Records with drawing code
begin

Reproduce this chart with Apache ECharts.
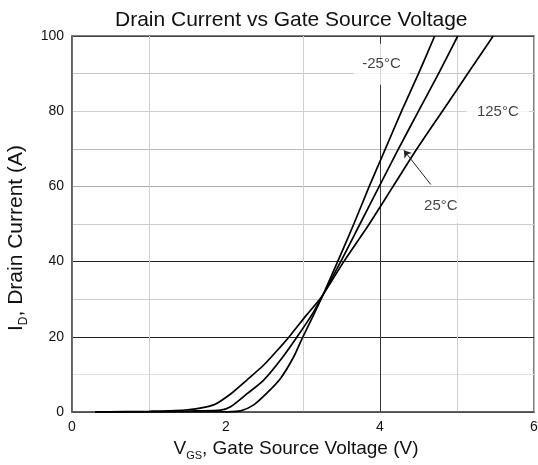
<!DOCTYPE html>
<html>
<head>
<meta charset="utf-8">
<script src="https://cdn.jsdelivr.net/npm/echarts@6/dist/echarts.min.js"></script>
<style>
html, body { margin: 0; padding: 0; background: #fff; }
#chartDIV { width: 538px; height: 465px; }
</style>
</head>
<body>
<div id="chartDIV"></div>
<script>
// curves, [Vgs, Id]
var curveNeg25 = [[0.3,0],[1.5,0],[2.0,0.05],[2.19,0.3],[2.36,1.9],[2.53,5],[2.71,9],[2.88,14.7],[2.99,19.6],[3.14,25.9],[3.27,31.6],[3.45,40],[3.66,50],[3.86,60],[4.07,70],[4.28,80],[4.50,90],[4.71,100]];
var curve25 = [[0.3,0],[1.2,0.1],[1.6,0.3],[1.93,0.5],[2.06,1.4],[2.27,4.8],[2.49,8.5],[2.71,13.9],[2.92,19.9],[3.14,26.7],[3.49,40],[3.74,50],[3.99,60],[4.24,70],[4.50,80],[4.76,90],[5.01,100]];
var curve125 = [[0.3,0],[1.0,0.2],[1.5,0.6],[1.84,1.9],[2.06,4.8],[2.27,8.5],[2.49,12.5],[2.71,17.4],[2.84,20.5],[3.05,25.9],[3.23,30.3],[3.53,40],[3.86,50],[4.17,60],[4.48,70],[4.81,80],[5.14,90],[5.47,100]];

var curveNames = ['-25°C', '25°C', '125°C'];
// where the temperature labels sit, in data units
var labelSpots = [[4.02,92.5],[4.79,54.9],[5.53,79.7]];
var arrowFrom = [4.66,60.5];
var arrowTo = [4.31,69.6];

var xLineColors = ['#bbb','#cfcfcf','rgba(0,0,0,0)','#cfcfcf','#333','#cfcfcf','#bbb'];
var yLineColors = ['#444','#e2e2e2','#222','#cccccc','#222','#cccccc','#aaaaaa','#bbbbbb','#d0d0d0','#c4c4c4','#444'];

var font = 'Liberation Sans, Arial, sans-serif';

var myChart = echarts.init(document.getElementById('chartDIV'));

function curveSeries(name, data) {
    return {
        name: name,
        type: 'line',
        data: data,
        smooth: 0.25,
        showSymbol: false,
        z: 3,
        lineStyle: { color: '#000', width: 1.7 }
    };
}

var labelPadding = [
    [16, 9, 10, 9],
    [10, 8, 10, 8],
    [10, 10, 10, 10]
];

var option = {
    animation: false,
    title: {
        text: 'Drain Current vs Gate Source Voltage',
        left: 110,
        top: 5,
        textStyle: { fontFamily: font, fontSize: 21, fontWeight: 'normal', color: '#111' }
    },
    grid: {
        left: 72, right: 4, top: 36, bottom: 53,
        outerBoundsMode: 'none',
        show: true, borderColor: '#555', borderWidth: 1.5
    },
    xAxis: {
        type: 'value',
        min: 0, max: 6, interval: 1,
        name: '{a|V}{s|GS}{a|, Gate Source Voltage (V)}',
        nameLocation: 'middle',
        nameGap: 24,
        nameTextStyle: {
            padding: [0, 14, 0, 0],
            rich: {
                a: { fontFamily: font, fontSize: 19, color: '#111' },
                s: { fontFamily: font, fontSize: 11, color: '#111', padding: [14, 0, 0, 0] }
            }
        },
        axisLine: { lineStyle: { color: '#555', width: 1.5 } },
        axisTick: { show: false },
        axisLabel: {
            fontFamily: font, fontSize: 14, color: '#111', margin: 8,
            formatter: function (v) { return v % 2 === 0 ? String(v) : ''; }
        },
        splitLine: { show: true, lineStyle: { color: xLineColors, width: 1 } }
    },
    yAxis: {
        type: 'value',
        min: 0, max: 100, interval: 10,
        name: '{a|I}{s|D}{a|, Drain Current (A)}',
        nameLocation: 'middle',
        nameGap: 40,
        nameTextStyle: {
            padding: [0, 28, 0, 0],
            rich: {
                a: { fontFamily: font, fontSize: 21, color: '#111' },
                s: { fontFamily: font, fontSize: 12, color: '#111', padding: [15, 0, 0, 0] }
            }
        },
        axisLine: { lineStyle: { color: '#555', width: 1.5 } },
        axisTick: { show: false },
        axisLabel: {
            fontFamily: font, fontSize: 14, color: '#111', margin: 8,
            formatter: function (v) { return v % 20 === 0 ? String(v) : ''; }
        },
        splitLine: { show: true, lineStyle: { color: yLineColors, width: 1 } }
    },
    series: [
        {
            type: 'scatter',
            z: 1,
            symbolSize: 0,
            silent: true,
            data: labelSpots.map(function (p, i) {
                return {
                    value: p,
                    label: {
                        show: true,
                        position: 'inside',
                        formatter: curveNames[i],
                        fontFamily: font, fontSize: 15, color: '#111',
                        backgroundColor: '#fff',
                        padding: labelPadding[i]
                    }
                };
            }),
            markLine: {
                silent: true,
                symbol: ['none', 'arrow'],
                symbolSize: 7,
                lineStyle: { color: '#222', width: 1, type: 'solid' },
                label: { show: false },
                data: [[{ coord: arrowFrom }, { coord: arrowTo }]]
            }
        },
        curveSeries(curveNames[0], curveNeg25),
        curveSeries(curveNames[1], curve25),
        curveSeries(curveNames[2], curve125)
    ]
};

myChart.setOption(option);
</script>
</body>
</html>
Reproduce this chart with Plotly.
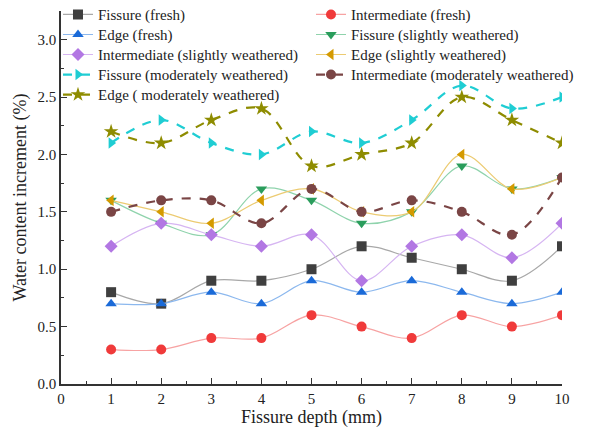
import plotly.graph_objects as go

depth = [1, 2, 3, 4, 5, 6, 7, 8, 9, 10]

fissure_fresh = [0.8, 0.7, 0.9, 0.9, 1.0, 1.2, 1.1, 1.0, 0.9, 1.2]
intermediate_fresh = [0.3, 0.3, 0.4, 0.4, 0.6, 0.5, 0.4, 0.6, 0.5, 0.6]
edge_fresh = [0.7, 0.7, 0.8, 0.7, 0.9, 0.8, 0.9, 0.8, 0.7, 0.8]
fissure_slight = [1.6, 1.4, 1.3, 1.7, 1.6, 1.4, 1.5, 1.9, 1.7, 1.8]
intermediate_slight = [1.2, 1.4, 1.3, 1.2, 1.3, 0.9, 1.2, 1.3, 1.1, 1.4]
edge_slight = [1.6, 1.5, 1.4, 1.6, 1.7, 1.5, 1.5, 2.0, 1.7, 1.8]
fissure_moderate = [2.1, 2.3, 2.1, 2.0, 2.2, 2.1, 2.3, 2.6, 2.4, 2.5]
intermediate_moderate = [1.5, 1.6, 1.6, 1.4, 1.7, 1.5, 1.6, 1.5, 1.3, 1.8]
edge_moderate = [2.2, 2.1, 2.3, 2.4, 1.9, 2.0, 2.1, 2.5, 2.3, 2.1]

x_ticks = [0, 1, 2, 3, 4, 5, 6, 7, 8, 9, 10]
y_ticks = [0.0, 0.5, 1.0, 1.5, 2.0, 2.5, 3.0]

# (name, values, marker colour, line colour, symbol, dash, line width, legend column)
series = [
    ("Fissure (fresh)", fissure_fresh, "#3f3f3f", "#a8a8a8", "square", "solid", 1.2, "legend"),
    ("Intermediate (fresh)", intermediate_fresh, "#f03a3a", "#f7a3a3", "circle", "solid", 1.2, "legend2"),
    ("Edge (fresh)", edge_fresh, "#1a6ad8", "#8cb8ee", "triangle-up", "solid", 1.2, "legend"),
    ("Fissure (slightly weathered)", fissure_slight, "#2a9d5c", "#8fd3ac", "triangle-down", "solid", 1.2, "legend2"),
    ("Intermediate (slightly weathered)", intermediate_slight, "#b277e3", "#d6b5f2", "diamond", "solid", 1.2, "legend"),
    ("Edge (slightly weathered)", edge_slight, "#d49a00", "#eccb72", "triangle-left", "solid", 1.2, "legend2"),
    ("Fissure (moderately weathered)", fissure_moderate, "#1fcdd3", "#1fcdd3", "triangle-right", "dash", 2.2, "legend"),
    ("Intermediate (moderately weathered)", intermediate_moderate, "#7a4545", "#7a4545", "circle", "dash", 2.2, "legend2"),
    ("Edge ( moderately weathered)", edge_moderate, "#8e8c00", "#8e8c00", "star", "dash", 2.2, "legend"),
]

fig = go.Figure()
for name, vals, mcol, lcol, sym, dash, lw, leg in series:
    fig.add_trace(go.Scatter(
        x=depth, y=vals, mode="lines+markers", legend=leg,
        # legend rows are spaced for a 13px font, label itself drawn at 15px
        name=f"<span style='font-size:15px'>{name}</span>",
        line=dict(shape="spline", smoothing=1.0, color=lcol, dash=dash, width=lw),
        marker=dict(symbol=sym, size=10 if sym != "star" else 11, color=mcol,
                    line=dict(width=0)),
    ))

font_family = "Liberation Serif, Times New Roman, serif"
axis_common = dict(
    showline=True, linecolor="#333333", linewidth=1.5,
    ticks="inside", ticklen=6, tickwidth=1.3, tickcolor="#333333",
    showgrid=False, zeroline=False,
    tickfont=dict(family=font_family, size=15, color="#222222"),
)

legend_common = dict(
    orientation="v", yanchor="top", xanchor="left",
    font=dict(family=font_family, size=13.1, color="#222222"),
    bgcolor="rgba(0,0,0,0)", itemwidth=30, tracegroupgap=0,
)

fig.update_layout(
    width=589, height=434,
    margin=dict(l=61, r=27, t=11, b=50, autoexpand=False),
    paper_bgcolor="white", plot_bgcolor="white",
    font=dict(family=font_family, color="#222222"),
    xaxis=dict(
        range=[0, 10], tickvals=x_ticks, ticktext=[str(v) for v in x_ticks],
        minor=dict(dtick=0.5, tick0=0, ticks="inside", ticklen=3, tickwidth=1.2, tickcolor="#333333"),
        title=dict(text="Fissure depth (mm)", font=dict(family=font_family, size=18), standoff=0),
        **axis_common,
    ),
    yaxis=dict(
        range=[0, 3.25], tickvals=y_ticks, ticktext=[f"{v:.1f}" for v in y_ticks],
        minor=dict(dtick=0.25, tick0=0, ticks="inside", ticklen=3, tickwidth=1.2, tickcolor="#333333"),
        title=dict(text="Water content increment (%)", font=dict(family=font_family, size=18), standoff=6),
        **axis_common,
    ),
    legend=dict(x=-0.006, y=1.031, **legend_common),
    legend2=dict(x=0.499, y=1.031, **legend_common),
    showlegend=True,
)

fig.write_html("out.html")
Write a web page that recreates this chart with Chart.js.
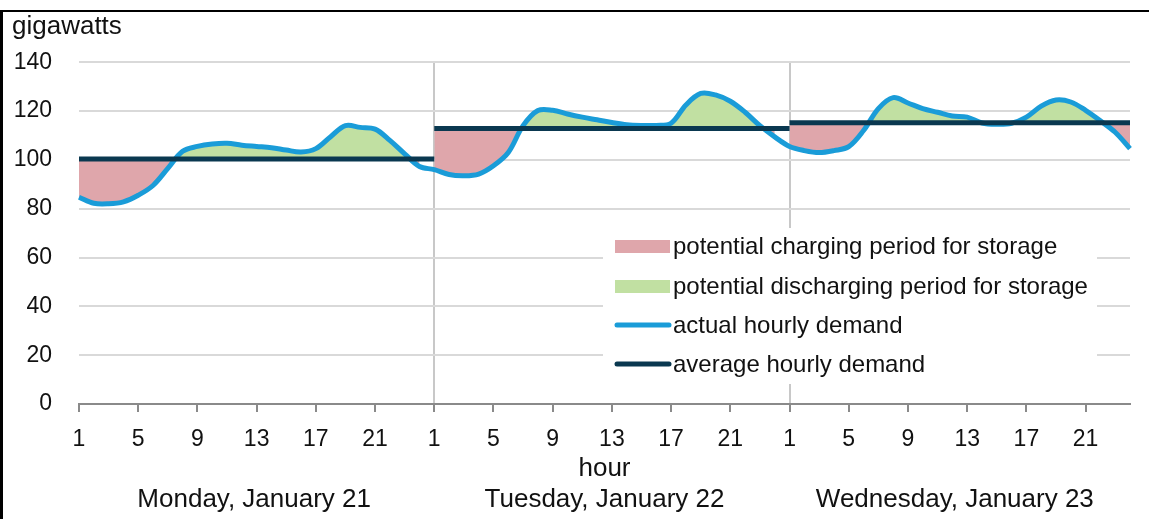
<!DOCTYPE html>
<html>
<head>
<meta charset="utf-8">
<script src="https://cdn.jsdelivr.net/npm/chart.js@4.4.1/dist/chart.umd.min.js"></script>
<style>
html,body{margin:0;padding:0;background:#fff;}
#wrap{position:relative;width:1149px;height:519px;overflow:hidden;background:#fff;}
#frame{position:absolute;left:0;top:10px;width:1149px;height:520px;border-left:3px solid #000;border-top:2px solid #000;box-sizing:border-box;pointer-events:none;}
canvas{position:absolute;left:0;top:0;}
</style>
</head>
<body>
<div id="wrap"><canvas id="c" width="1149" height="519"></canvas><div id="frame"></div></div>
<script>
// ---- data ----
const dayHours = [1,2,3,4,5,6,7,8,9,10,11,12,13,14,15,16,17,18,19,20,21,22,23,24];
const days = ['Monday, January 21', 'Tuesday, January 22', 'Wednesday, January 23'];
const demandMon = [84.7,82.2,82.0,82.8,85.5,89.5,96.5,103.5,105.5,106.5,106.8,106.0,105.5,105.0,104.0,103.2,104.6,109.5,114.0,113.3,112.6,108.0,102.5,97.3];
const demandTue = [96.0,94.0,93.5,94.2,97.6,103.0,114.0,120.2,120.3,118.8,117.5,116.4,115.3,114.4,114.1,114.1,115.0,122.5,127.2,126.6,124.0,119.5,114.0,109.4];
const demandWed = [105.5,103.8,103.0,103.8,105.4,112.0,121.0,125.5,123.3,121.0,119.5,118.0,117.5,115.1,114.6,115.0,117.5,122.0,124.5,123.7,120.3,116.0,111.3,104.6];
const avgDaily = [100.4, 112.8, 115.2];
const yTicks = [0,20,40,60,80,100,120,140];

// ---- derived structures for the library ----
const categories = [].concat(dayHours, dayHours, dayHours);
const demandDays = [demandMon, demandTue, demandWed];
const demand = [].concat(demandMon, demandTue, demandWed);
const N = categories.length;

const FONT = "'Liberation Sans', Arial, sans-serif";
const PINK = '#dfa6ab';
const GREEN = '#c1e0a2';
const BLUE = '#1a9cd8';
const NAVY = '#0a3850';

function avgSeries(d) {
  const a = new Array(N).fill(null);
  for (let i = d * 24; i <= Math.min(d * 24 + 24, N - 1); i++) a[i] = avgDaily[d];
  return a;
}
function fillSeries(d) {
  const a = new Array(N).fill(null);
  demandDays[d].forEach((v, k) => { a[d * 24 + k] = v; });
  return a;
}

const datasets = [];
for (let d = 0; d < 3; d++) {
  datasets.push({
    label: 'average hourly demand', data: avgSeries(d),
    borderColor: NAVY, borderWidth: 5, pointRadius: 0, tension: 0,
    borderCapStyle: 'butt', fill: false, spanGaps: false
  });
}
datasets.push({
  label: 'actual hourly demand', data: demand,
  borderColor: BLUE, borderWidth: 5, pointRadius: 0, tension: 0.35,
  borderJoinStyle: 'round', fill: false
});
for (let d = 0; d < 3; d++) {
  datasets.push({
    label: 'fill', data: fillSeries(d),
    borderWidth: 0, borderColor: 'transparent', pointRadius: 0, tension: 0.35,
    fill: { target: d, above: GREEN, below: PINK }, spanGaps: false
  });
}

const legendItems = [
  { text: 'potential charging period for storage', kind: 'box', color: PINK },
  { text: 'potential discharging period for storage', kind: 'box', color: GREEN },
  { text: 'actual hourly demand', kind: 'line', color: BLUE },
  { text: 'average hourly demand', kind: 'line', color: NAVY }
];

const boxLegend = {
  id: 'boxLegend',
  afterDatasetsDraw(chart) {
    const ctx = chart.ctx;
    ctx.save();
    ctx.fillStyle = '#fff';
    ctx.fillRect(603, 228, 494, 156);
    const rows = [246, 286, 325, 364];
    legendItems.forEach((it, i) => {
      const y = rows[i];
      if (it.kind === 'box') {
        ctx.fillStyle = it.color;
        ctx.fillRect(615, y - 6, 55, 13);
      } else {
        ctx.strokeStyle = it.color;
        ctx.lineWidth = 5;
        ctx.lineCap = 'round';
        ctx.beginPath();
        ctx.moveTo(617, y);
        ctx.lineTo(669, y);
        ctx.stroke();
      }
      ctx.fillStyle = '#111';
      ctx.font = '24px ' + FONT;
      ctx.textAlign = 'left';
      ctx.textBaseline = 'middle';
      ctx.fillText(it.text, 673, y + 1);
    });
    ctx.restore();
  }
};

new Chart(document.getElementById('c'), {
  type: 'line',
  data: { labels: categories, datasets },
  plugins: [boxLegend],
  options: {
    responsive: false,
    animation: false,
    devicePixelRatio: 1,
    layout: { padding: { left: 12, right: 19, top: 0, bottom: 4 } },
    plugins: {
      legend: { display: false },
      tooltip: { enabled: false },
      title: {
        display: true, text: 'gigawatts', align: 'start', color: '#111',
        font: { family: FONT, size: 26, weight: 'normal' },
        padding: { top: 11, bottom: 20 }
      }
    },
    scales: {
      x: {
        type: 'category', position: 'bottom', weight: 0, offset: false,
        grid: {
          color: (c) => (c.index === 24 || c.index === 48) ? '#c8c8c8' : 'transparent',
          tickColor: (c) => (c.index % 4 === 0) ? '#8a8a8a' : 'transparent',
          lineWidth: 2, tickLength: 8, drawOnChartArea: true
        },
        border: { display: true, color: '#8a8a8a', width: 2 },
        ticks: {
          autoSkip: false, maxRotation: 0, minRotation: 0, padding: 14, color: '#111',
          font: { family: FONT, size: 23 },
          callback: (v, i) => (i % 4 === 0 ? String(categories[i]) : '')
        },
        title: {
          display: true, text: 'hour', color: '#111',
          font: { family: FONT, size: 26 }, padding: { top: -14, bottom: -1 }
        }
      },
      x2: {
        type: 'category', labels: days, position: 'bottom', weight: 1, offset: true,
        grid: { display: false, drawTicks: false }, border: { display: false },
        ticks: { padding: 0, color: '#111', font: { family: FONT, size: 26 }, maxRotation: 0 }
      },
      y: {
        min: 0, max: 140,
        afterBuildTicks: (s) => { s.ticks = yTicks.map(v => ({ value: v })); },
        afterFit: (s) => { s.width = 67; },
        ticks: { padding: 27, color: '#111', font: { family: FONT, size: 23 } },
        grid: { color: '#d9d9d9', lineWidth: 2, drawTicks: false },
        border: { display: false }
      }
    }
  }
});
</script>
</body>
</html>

end

▸ WHAT THE TASK REQUIRES
Using the data above, set down each line from the line with "Write a web" to the line with "const NAVY = '#0a3850';" exactly, both ends included, and leave the pictures behind. Nothing else belongs.

▸ EXERCISE RESPONSE
Write a web page that recreates this chart with Chart.js.
<!DOCTYPE html>
<html>
<head>
<meta charset="utf-8">
<script src="https://cdn.jsdelivr.net/npm/chart.js@4.4.1/dist/chart.umd.min.js"></script>
<style>
html,body{margin:0;padding:0;background:#fff;}
#wrap{position:relative;width:1149px;height:519px;overflow:hidden;background:#fff;}
#frame{position:absolute;left:0;top:10px;width:1149px;height:520px;border-left:3px solid #000;border-top:2px solid #000;box-sizing:border-box;pointer-events:none;}
canvas{position:absolute;left:0;top:0;}
</style>
</head>
<body>
<div id="wrap"><canvas id="c" width="1149" height="519"></canvas><div id="frame"></div></div>
<script>
// ---- data ----
const dayHours = [1,2,3,4,5,6,7,8,9,10,11,12,13,14,15,16,17,18,19,20,21,22,23,24];
const days = ['Monday, January 21', 'Tuesday, January 22', 'Wednesday, January 23'];
const demandMon = [84.7,82.2,82.0,82.8,85.5,89.5,96.5,103.5,105.5,106.5,106.8,106.0,105.5,105.0,104.0,103.2,104.6,109.5,114.0,113.3,112.6,108.0,102.5,97.3];
const demandTue = [96.0,94.0,93.5,94.2,97.6,103.0,114.0,120.2,120.3,118.8,117.5,116.4,115.3,114.4,114.1,114.1,115.0,122.5,127.2,126.6,124.0,119.5,114.0,109.4];
const demandWed = [105.5,103.8,103.0,103.8,105.4,112.0,121.0,125.5,123.3,121.0,119.5,118.0,117.5,115.1,114.6,115.0,117.5,122.0,124.5,123.7,120.3,116.0,111.3,104.6];
const avgDaily = [100.4, 112.8, 115.2];
const yTicks = [0,20,40,60,80,100,120,140];

// ---- derived structures for the library ----
const categories = [].concat(dayHours, dayHours, dayHours);
const demandDays = [demandMon, demandTue, demandWed];
const demand = [].concat(demandMon, demandTue, demandWed);
const N = categories.length;

const FONT = "'Liberation Sans', Arial, sans-serif";
const PINK = '#dfa6ab';
const GREEN = '#c1e0a2';
const BLUE = '#1a9cd8';
const NAVY = '#0a3850';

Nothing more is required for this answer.